* Short exercise:
Drop every picture, then transcribe the remaining data exactly.
★ ★ ★ ★
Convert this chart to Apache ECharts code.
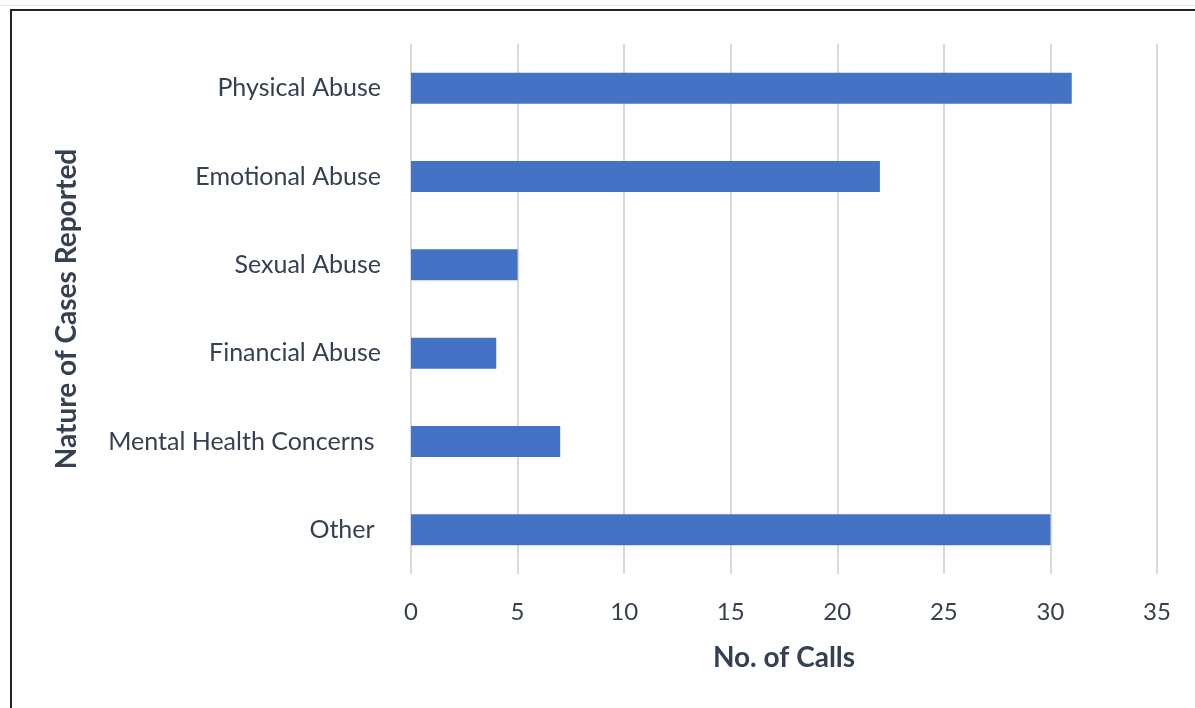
<!DOCTYPE html>
<html>
<head>
<meta charset="utf-8">
<script src="https://cdn.jsdelivr.net/npm/echarts@6/dist/echarts.min.js"></script>
<style>
  html, body { margin: 0; padding: 0; background: #fff; overflow: hidden; }
  #faint { position: absolute; left: 0; top: 5px; width: 1195px; height: 1px; background: #e6e6e6; }
  #frame { position: absolute; left: 10px; top: 9px; width: 1200px; height: 720px;
           border-left: 2px solid #222; border-top: 2px solid #222; }
  #chart { position: absolute; left: 0; top: 0; width: 1195px; height: 708px; }
</style>
</head>
<body>
<div id="faint"></div>
<div id="frame"></div>
<div id="chart"></div>
<script>
// categories top to bottom as they appear in the picture
const categories = ['Physical Abuse', 'Emotional Abuse', 'Sexual Abuse', 'Financial Abuse', 'Mental Health Concerns ', 'Other '];
const calls = [31, 22, 5, 4, 7, 30];
const xTicks = [0, 5, 10, 15, 20, 25, 30, 35];

const textColor = '#354052';
const font = 'Lato';

const chart = echarts.init(document.getElementById('chart'), null, { renderer: 'canvas' });
chart.setOption({
  animation: false,
  grid: { left: 411, right: 38, top: 44, bottom: 134, containLabel: false },
  xAxis: {
    type: 'value',
    min: xTicks[0],
    max: xTicks[xTicks.length - 1],
    interval: 5,
    name: 'No. of Calls',
    nameLocation: 'middle',
    nameGap: 70,
    nameTextStyle: { color: textColor, fontSize: 28, fontWeight: 'bold', fontFamily: font },
    axisLine: { show: false },
    axisTick: { show: false },
    axisLabel: { color: textColor, fontSize: 24, fontFamily: font, margin: 26 },
    splitLine: { show: true, lineStyle: { color: '#d9d9d9', width: 2 } },
  },
  yAxis: {
    type: 'category',
    data: categories.slice().reverse(),
    name: 'Nature of Cases Reported',
    nameLocation: 'middle',
    nameGap: 330,
    nameRotate: 90,
    nameTextStyle: { color: textColor, fontSize: 28, fontWeight: 'bold', fontFamily: font },
    axisLine: { show: false },
    axisTick: { show: false },
    axisLabel: { color: textColor, fontSize: 25, fontFamily: font, margin: 30 },
    splitLine: { show: false },
  },
  series: [{
    type: 'bar',
    data: calls.slice().reverse(),
    barWidth: 31,
    itemStyle: { color: '#4472c4' },
  }],
});
</script>
</body>
</html>
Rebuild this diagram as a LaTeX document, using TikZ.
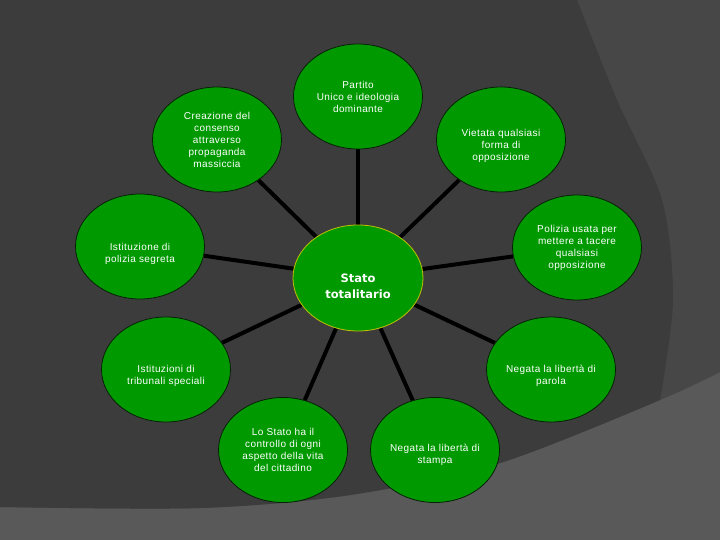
\documentclass[tikz,border=0pt]{standalone}
\usepackage{fontspec}
\setmainfont{Liberation Sans}
\newfontfamily\satfont[LetterSpace=4]{Liberation Sans}
\newfontfamily\ctrfont{DejaVu Sans}
\usetikzlibrary{shapes.geometric}
\definecolor{bgdark}{HTML}{3C3C3C}
\definecolor{bgmid}{HTML}{474747}
\definecolor{bglight}{HTML}{595959}
\definecolor{nodegreen}{HTML}{009900}
\definecolor{ctrborder}{HTML}{C0C000}
\definecolor{satborder}{HTML}{062006}
\newcommand\dnshift[1]{\rule{0pt}{#1pt}}
\pgfdeclarelayer{bglayer}
\pgfsetlayers{bglayer,main}
\begin{document}
\begin{tikzpicture}[x=1pt,y=-1pt,
  sat/.style={ellipse, fill=nodegreen, draw=satborder, line width=0.8pt,
    minimum width=129pt, minimum height=105pt, inner sep=0pt, align=center,
    text=white, font=\satfont\fontsize{10}{12}\selectfont},
  ctr/.style={ellipse, fill=nodegreen, draw=ctrborder, line width=0.8pt,
    minimum width=130pt, minimum height=106pt, inner sep=0pt, align=center,
    text=white, font=\ctrfont\bfseries\fontsize{11.5}{16}\selectfont},
  spoke/.style={draw=black, line width=4pt}]
\useasboundingbox (0,0) rectangle (720,540);

\node[ctr] (c) at (358,278) {\dnshift{26}Stato\\totalitario};
\node[sat] (p1) at (358,96.5) {Partito\\Unico e ideologia\\dominante};
\node[sat] (p2) at (217,139.5) {Creazione del\\consenso\\attraverso\\propaganda\\massiccia};
\node[sat] (p3) at (501,139.5) {\dnshift{19.5}Vietata qualsiasi\\forma di\\opposizione};
\node[sat] (p4) at (140,246.5) {\dnshift{22.5}Istituzione di\\polizia segreta};
\node[sat] (p5) at (577,247.5) {Polizia usata per\\mettere a tacere\\qualsiasi\\opposizione};
\node[sat] (p6) at (166,369.5) {\dnshift{19.5}Istituzioni di\\tribunali speciali};
\node[sat] (p7) at (551,369.5) {\dnshift{19.5}Negata la libertà di\\parola};
\node[sat] (p8) at (283,450) {Lo Stato ha il\\controllo di ogni\\aspetto della vita\\del cittadino};
\node[sat] (p9) at (435,450) {\dnshift{17.5}Negata la libertà di\\stampa};

\begin{pgfonlayer}{bglayer}
  \fill[bglight] (0,0) rectangle (720,540);
  \fill[bgmid] (0,0) -- (720,0) -- (720,372) -- plot[smooth] coordinates
    {(720,372) (660,400) (500,463) (350,495) (200,508) (0,507)} -- cycle;
  \fill[bgdark] (0,0) -- (577,0) -- plot[smooth] coordinates
    {(577,0) (617,100) (662,200) (673,300) (660,400)} -- plot[smooth] coordinates
    {(660,400) (500,463) (350,495) (200,508) (0,507)} -- cycle;
  \foreach \s in {p1,p2,p3,p4,p5,p6,p7,p8,p9}
    \draw[spoke] (c) -- (\s);
\end{pgfonlayer}
\end{tikzpicture}
\end{document}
★ ★ ★ ★
* Exercise response:
Convert this chart to Apache ECharts code.
<!DOCTYPE html>
<html>
<head>
<meta charset="utf-8">
<script src="https://cdn.jsdelivr.net/npm/echarts@6/dist/echarts.min.js"></script>
<style>
  html, body { margin: 0; padding: 0; background: #fff; overflow: hidden; }
  #faint { position: absolute; left: 0; top: 5px; width: 1195px; height: 1px; background: #e6e6e6; }
  #frame { position: absolute; left: 10px; top: 9px; width: 1200px; height: 720px;
           border-left: 2px solid #222; border-top: 2px solid #222; }
  #chart { position: absolute; left: 0; top: 0; width: 1195px; height: 708px; }
</style>
</head>
<body>
<div id="faint"></div>
<div id="frame"></div>
<div id="chart"></div>
<script>
// categories top to bottom as they appear in the picture
const categories = ['Physical Abuse', 'Emotional Abuse', 'Sexual Abuse', 'Financial Abuse', 'Mental Health Concerns ', 'Other '];
const calls = [31, 22, 5, 4, 7, 30];
const xTicks = [0, 5, 10, 15, 20, 25, 30, 35];

const textColor = '#354052';
const font = 'Lato';

const chart = echarts.init(document.getElementById('chart'), null, { renderer: 'canvas' });
chart.setOption({
  animation: false,
  grid: { left: 411, right: 38, top: 44, bottom: 134, containLabel: false },
  xAxis: {
    type: 'value',
    min: xTicks[0],
    max: xTicks[xTicks.length - 1],
    interval: 5,
    name: 'No. of Calls',
    nameLocation: 'middle',
    nameGap: 70,
    nameTextStyle: { color: textColor, fontSize: 28, fontWeight: 'bold', fontFamily: font },
    axisLine: { show: false },
    axisTick: { show: false },
    axisLabel: { color: textColor, fontSize: 24, fontFamily: font, margin: 26 },
    splitLine: { show: true, lineStyle: { color: '#d9d9d9', width: 2 } },
  },
  yAxis: {
    type: 'category',
    data: categories.slice().reverse(),
    name: 'Nature of Cases Reported',
    nameLocation: 'middle',
    nameGap: 330,
    nameRotate: 90,
    nameTextStyle: { color: textColor, fontSize: 28, fontWeight: 'bold', fontFamily: font },
    axisLine: { show: false },
    axisTick: { show: false },
    axisLabel: { color: textColor, fontSize: 25, fontFamily: font, margin: 30 },
    splitLine: { show: false },
  },
  series: [{
    type: 'bar',
    data: calls.slice().reverse(),
    barWidth: 31,
    itemStyle: { color: '#4472c4' },
  }],
});
</script>
</body>
</html>
Rebuild this diagram as a LaTeX document, using TikZ.
\documentclass[tikz,border=0pt]{standalone}
\usepackage{fontspec}
\setmainfont{Liberation Sans}
\newfontfamily\satfont[LetterSpace=4]{Liberation Sans}
\newfontfamily\ctrfont{DejaVu Sans}
\usetikzlibrary{shapes.geometric}
\definecolor{bgdark}{HTML}{3C3C3C}
\definecolor{bgmid}{HTML}{474747}
\definecolor{bglight}{HTML}{595959}
\definecolor{nodegreen}{HTML}{009900}
\definecolor{ctrborder}{HTML}{C0C000}
\definecolor{satborder}{HTML}{062006}
\newcommand\dnshift[1]{\rule{0pt}{#1pt}}
\pgfdeclarelayer{bglayer}
\pgfsetlayers{bglayer,main}
\begin{document}
\begin{tikzpicture}[x=1pt,y=-1pt,
  sat/.style={ellipse, fill=nodegreen, draw=satborder, line width=0.8pt,
    minimum width=129pt, minimum height=105pt, inner sep=0pt, align=center,
    text=white, font=\satfont\fontsize{10}{12}\selectfont},
  ctr/.style={ellipse, fill=nodegreen, draw=ctrborder, line width=0.8pt,
    minimum width=130pt, minimum height=106pt, inner sep=0pt, align=center,
    text=white, font=\ctrfont\bfseries\fontsize{11.5}{16}\selectfont},
  spoke/.style={draw=black, line width=4pt}]
\useasboundingbox (0,0) rectangle (720,540);

\node[ctr] (c) at (358,278) {\dnshift{26}Stato\\totalitario};
\node[sat] (p1) at (358,96.5) {Partito\\Unico e ideologia\\dominante};
\node[sat] (p2) at (217,139.5) {Creazione del\\consenso\\attraverso\\propaganda\\massiccia};
\node[sat] (p3) at (501,139.5) {\dnshift{19.5}Vietata qualsiasi\\forma di\\opposizione};
\node[sat] (p4) at (140,246.5) {\dnshift{22.5}Istituzione di\\polizia segreta};
\node[sat] (p5) at (577,247.5) {Polizia usata per\\mettere a tacere\\qualsiasi\\opposizione};
\node[sat] (p6) at (166,369.5) {\dnshift{19.5}Istituzioni di\\tribunali speciali};
\node[sat] (p7) at (551,369.5) {\dnshift{19.5}Negata la libertà di\\parola};
\node[sat] (p8) at (283,450) {Lo Stato ha il\\controllo di ogni\\aspetto della vita\\del cittadino};
\node[sat] (p9) at (435,450) {\dnshift{17.5}Negata la libertà di\\stampa};

\begin{pgfonlayer}{bglayer}
  \fill[bglight] (0,0) rectangle (720,540);
  \fill[bgmid] (0,0) -- (720,0) -- (720,372) -- plot[smooth] coordinates
    {(720,372) (660,400) (500,463) (350,495) (200,508) (0,507)} -- cycle;
  \fill[bgdark] (0,0) -- (577,0) -- plot[smooth] coordinates
    {(577,0) (617,100) (662,200) (673,300) (660,400)} -- plot[smooth] coordinates
    {(660,400) (500,463) (350,495) (200,508) (0,507)} -- cycle;
  \foreach \s in {p1,p2,p3,p4,p5,p6,p7,p8,p9}
    \draw[spoke] (c) -- (\s);
\end{pgfonlayer}
\end{tikzpicture}
\end{document}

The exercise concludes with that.